- [AVAILABLE DATA]:
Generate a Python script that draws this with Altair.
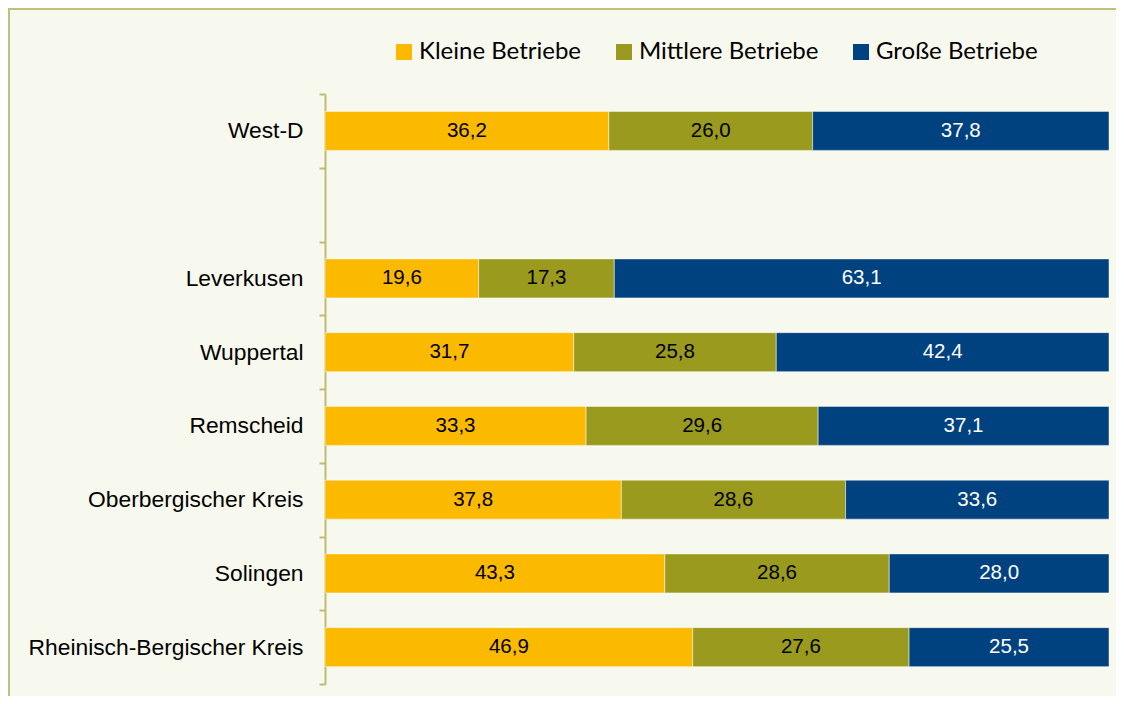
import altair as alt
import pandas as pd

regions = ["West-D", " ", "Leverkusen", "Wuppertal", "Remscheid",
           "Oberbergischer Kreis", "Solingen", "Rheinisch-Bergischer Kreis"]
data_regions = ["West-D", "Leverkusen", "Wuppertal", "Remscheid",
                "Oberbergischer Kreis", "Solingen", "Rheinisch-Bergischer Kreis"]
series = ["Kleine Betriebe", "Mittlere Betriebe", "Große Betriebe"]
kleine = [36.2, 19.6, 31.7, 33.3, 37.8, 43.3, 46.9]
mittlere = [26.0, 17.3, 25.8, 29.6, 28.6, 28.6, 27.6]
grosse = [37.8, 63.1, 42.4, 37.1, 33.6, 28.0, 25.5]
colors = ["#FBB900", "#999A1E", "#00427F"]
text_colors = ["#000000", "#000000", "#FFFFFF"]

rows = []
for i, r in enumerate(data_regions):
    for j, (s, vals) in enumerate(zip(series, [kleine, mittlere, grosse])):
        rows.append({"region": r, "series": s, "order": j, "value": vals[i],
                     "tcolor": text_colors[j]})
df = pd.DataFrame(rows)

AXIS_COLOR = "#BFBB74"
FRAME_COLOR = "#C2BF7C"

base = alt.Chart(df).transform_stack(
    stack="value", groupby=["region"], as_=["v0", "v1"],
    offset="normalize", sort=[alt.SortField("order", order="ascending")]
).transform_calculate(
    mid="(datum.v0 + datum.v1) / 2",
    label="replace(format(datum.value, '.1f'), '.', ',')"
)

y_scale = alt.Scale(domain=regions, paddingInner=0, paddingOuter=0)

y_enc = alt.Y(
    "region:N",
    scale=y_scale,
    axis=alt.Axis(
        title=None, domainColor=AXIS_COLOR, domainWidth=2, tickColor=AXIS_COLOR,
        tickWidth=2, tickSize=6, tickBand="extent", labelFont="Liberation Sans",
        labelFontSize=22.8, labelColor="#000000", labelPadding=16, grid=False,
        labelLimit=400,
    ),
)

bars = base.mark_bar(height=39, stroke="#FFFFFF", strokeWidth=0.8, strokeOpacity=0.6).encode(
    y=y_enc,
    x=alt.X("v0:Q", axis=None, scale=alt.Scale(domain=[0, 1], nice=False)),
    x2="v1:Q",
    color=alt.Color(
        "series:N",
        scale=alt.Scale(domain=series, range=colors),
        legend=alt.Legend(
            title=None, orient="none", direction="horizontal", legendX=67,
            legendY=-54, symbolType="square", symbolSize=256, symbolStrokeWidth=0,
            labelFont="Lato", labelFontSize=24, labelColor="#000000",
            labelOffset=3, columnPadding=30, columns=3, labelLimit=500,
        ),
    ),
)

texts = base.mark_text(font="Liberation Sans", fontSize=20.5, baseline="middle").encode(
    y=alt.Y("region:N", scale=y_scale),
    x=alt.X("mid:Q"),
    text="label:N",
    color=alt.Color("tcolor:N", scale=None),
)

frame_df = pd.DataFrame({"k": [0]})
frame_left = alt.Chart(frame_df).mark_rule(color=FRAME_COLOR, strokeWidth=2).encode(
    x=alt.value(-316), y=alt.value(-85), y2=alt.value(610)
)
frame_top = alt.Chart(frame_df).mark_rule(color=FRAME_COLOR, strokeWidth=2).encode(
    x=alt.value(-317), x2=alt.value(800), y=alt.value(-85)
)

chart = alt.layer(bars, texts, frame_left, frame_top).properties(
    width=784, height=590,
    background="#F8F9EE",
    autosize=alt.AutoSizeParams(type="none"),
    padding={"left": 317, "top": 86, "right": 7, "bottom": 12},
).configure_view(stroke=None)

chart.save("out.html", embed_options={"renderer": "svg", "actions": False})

- [YOUR GOAL]:
Leave out any pictures and return exactly the lines from the beginning of the data through the line with "df = pd.DataFrame(rows)", inclusive.

- [SOLUTION]:
Generate a Python script that draws this with Altair.
import altair as alt
import pandas as pd

regions = ["West-D", " ", "Leverkusen", "Wuppertal", "Remscheid",
           "Oberbergischer Kreis", "Solingen", "Rheinisch-Bergischer Kreis"]
data_regions = ["West-D", "Leverkusen", "Wuppertal", "Remscheid",
                "Oberbergischer Kreis", "Solingen", "Rheinisch-Bergischer Kreis"]
series = ["Kleine Betriebe", "Mittlere Betriebe", "Große Betriebe"]
kleine = [36.2, 19.6, 31.7, 33.3, 37.8, 43.3, 46.9]
mittlere = [26.0, 17.3, 25.8, 29.6, 28.6, 28.6, 27.6]
grosse = [37.8, 63.1, 42.4, 37.1, 33.6, 28.0, 25.5]
colors = ["#FBB900", "#999A1E", "#00427F"]
text_colors = ["#000000", "#000000", "#FFFFFF"]

rows = []
for i, r in enumerate(data_regions):
    for j, (s, vals) in enumerate(zip(series, [kleine, mittlere, grosse])):
        rows.append({"region": r, "series": s, "order": j, "value": vals[i],
                     "tcolor": text_colors[j]})
df = pd.DataFrame(rows)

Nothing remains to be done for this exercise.